Four reasons to use Gradle
Developers who adopt Gradle likely do so because they fall into the following categories.
You dislike XML
What separates Gradle from Ant and Maven is that Gradle builds are configured with a domain-specific language (DSL) rather than XML. DSL vs. XML depends on your preferences. I'll admit that I prefer the simplicity of XML, and I like that I can use it without learning any new language to configure Java builds. That said, I can certainly appreciate the appeal of Gradle's DSL approach to build configurations. XML can get tedious, and the hierarchical nature of XML files can make it more difficult to quickly modify XML. Gradle build files have the feel of simple scripts. If you're someone who feels much more at ease scripting in Perl or Python than hand-coding HTML, you're probably someone who will prefer Gradle over Ant or Maven.
You like minimalist design
From an architectural standpoint, Gradle is similar to Unix in that the core system -- that is, Gradle itself -- is designed to be minimalist. Most of Gradle's actual functionality is achieved via plugins that run on top of Gradle, rather than the core system itself.

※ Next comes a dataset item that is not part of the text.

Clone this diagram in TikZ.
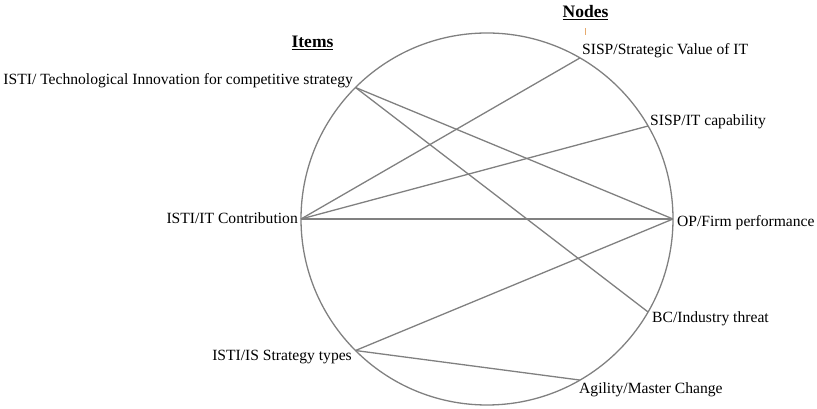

This means out-of-the-box Gradle is free of unnecessary components that might bother developers who don't want tools they are not going to use.
It also means that, in order to do anything with Gradle, you have to familiarize yourself with the plugins and learn which ones you need. Some developers might consider that a burden, especially compared to a Java build tool such as Ant, which comes with more built-in functionality. But, again, developers who prefer simple, lean, extensible tools will like Gradle.
In a way, you could compare Gradle to a Linux distribution that comes with a command-line environment and a handful of basic tools. Ant and Maven, on the other hand, arrive with preinstalled software. If you like to build and customize a system to fit your specific needs, Gradle is for you.
You like plugins
Gradle's minimalist design means that you'll be working with lots of plugins. In fact, you need a plugin just to build Java code -- the core function that Gradle was designed to accommodate.
Again, if you're a fan of plugins, Gradle will suit you. That's especially true if you are comfortable with third-party, community-developed plugins, of which Gradle has many. Gradle also has a few dozen standard plugins that are maintained by the core project.
You have lots of projects to build
Perhaps Gradle's most compelling feature is its ability to handle multiple projects efficiently, all as part of the same build.
If your build has multiple objects and not every one of them changes each time you make a new build, you ideally don't want to have to rebuild the unmodified parts. Doing so is a waste of time and resources.
Gradle solves this problem by automatically determining which parts of the build tree are already in the latest version and, therefore, don't need to be rebuilt.
If you work mostly on small-scale builds that have only one or a few components, Gradle's smart build functionality won't add any special value. But it's a big deal if your build involves multiple projects or subprojects.